**Do this**
Your task is to quote the listing below exactly, beginning with its first line and ending on the line bearing "7.6, 7.3, 7.1, 7.0]".

**Data provided**
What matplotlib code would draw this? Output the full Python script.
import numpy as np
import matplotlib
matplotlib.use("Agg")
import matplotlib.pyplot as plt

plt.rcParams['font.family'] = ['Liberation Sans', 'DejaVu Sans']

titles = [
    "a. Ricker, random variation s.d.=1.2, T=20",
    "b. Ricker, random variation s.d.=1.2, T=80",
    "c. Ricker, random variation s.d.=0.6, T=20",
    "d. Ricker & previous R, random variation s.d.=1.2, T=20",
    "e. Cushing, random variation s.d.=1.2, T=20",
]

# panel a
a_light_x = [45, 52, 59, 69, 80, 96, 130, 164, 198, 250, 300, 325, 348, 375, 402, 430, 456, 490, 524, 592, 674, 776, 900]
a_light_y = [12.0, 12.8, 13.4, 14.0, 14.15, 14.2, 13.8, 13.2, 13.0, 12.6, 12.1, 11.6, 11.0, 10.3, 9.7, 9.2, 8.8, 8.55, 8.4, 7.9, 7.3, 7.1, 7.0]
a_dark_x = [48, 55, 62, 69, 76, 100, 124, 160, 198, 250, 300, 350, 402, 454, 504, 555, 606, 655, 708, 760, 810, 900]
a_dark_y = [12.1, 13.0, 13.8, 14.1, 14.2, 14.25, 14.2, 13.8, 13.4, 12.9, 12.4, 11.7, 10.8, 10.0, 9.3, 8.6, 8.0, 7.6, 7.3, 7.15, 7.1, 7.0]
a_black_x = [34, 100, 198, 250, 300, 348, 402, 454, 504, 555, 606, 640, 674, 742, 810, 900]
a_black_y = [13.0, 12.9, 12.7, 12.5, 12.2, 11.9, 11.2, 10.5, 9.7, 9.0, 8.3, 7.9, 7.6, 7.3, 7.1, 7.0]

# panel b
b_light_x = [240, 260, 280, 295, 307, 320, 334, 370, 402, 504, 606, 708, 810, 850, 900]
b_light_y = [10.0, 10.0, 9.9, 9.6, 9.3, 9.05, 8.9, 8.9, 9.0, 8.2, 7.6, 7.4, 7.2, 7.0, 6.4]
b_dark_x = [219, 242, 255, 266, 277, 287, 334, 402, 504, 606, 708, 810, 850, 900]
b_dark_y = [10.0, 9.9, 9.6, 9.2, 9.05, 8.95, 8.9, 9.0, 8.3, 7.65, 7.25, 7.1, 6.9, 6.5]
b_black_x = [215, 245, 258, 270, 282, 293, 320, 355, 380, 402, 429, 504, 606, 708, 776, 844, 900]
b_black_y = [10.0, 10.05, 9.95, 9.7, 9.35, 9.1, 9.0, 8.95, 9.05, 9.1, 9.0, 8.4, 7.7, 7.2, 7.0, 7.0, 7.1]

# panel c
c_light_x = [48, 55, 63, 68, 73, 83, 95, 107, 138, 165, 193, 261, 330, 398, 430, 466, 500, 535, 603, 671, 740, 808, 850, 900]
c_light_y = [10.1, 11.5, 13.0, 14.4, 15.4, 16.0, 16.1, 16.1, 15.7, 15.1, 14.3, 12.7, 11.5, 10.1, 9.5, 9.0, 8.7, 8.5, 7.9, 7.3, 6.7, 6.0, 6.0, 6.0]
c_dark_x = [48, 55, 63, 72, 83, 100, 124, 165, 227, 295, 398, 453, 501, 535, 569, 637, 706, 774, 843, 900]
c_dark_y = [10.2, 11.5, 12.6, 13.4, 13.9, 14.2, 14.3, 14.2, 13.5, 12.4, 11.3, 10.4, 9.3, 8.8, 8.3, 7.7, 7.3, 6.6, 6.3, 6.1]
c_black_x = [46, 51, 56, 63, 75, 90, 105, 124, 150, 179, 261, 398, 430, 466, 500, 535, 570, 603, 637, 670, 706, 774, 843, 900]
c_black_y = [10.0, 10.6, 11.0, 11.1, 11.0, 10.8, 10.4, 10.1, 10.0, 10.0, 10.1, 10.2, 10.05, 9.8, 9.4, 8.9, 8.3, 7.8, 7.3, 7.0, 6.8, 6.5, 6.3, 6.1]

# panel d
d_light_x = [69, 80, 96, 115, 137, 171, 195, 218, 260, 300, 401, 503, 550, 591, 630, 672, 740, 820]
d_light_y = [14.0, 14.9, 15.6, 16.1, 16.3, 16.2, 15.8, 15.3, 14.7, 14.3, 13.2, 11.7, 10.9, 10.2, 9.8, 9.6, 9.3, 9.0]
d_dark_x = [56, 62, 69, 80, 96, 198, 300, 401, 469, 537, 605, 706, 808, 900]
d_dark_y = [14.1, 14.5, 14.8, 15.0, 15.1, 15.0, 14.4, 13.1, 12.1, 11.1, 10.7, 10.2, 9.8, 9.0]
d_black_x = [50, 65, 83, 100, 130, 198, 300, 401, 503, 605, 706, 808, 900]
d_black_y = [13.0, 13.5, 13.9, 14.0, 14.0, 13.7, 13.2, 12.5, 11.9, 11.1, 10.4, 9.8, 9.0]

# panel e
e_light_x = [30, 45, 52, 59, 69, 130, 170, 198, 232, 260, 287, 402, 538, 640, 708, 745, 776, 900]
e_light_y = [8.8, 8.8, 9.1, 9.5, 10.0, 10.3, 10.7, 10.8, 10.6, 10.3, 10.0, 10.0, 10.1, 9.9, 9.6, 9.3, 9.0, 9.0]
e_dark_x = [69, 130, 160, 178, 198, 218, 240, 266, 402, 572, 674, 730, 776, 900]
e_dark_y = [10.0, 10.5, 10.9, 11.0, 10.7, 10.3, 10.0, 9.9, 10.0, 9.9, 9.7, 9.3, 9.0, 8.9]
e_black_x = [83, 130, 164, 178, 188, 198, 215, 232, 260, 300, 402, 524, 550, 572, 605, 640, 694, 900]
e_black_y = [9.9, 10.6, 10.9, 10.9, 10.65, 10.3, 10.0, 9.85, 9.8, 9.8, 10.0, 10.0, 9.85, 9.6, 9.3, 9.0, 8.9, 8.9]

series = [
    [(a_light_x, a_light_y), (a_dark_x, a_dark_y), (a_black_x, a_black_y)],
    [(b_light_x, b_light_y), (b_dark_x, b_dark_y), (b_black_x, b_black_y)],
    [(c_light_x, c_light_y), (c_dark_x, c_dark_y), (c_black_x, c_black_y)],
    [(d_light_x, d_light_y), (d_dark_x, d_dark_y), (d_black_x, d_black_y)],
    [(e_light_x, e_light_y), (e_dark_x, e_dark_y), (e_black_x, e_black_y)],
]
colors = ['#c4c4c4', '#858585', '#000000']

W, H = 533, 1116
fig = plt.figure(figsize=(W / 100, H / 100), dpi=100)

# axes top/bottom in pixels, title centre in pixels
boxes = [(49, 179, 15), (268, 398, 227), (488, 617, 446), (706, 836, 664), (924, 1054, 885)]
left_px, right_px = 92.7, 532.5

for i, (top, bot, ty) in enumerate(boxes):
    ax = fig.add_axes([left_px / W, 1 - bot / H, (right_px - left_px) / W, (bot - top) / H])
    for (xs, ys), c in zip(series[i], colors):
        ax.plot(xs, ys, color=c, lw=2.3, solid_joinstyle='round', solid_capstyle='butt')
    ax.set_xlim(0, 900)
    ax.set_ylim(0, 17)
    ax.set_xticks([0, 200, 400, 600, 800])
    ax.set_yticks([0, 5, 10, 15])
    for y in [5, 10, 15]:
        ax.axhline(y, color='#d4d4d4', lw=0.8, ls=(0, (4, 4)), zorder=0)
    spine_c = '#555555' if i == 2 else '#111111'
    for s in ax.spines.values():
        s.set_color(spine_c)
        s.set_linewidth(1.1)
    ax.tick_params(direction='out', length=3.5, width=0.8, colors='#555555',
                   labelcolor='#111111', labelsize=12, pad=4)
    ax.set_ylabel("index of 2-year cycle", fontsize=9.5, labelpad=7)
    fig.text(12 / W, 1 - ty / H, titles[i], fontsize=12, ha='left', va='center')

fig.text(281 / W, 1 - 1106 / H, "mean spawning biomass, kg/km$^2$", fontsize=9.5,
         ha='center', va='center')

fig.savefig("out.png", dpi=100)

**Written solution**
What matplotlib code would draw this? Output the full Python script.
import numpy as np
import matplotlib
matplotlib.use("Agg")
import matplotlib.pyplot as plt

plt.rcParams['font.family'] = ['Liberation Sans', 'DejaVu Sans']

titles = [
    "a. Ricker, random variation s.d.=1.2, T=20",
    "b. Ricker, random variation s.d.=1.2, T=80",
    "c. Ricker, random variation s.d.=0.6, T=20",
    "d. Ricker & previous R, random variation s.d.=1.2, T=20",
    "e. Cushing, random variation s.d.=1.2, T=20",
]

# panel a
a_light_x = [45, 52, 59, 69, 80, 96, 130, 164, 198, 250, 300, 325, 348, 375, 402, 430, 456, 490, 524, 592, 674, 776, 900]
a_light_y = [12.0, 12.8, 13.4, 14.0, 14.15, 14.2, 13.8, 13.2, 13.0, 12.6, 12.1, 11.6, 11.0, 10.3, 9.7, 9.2, 8.8, 8.55, 8.4, 7.9, 7.3, 7.1, 7.0]
a_dark_x = [48, 55, 62, 69, 76, 100, 124, 160, 198, 250, 300, 350, 402, 454, 504, 555, 606, 655, 708, 760, 810, 900]
a_dark_y = [12.1, 13.0, 13.8, 14.1, 14.2, 14.25, 14.2, 13.8, 13.4, 12.9, 12.4, 11.7, 10.8, 10.0, 9.3, 8.6, 8.0, 7.6, 7.3, 7.15, 7.1, 7.0]
a_black_x = [34, 100, 198, 250, 300, 348, 402, 454, 504, 555, 606, 640, 674, 742, 810, 900]
a_black_y = [13.0, 12.9, 12.7, 12.5, 12.2, 11.9, 11.2, 10.5, 9.7, 9.0, 8.3, 7.9, 7.6, 7.3, 7.1, 7.0]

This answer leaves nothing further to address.